---- Source data

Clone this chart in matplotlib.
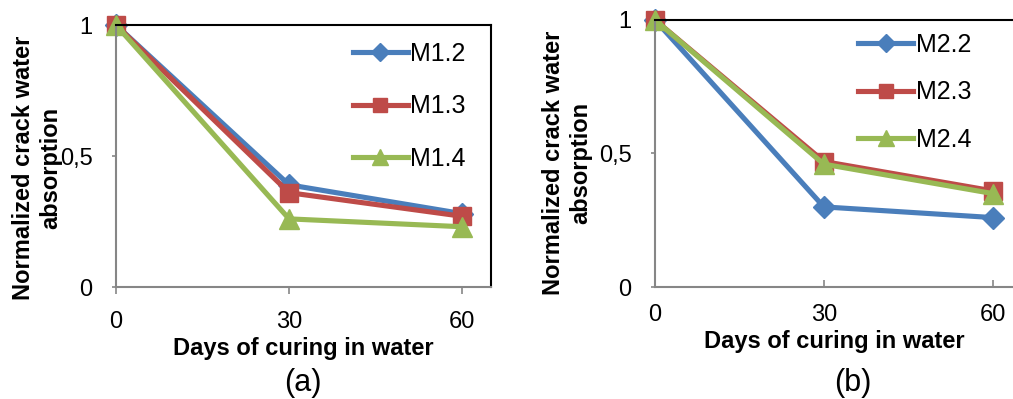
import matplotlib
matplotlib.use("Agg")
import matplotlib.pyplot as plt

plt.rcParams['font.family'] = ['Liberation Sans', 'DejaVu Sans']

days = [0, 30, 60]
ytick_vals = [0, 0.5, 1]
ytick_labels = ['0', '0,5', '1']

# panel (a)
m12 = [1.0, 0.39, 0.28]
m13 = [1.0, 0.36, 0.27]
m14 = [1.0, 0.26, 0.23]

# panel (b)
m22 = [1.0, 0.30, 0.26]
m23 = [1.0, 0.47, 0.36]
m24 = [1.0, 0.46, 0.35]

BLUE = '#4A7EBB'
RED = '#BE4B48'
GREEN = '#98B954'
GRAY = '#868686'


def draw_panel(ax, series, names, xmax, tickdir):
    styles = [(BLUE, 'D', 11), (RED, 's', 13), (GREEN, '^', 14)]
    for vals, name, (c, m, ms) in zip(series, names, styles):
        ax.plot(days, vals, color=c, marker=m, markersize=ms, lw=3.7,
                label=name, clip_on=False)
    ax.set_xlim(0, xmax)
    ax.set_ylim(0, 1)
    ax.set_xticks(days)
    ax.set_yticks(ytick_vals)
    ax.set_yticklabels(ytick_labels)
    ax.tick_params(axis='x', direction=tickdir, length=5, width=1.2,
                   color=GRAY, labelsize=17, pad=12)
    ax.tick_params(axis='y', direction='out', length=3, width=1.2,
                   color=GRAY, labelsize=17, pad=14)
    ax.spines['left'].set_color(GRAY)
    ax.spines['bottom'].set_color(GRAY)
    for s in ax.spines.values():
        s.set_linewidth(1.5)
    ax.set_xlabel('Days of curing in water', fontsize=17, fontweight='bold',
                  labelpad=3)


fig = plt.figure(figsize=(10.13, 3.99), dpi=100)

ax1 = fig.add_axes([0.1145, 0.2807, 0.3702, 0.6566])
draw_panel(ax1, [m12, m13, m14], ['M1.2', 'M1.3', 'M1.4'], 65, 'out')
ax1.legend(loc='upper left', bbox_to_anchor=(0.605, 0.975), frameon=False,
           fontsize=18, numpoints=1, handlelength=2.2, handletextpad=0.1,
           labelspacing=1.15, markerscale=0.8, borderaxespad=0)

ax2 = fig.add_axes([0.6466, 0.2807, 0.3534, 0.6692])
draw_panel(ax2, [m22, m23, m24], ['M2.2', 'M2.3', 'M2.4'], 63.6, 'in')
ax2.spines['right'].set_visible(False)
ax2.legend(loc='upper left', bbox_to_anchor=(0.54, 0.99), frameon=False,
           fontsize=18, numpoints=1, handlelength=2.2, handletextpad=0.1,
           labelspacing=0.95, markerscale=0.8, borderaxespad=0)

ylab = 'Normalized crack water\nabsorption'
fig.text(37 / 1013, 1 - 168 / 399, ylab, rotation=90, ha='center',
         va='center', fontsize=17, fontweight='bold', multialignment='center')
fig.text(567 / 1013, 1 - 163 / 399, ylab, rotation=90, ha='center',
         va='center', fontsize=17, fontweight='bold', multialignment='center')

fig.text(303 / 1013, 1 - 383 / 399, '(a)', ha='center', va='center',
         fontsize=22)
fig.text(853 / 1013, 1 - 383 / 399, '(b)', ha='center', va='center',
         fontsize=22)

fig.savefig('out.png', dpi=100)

--------

● **Instruction**:
Write out exactly the opening lines of the data, stopping after the line that holds "ytick_labels = ['0', '0,5', '1']". Exclude pictures.

● **Solution to the problem**:
Clone this chart in matplotlib.
import matplotlib
matplotlib.use("Agg")
import matplotlib.pyplot as plt

plt.rcParams['font.family'] = ['Liberation Sans', 'DejaVu Sans']

days = [0, 30, 60]
ytick_vals = [0, 0.5, 1]
ytick_labels = ['0', '0,5', '1']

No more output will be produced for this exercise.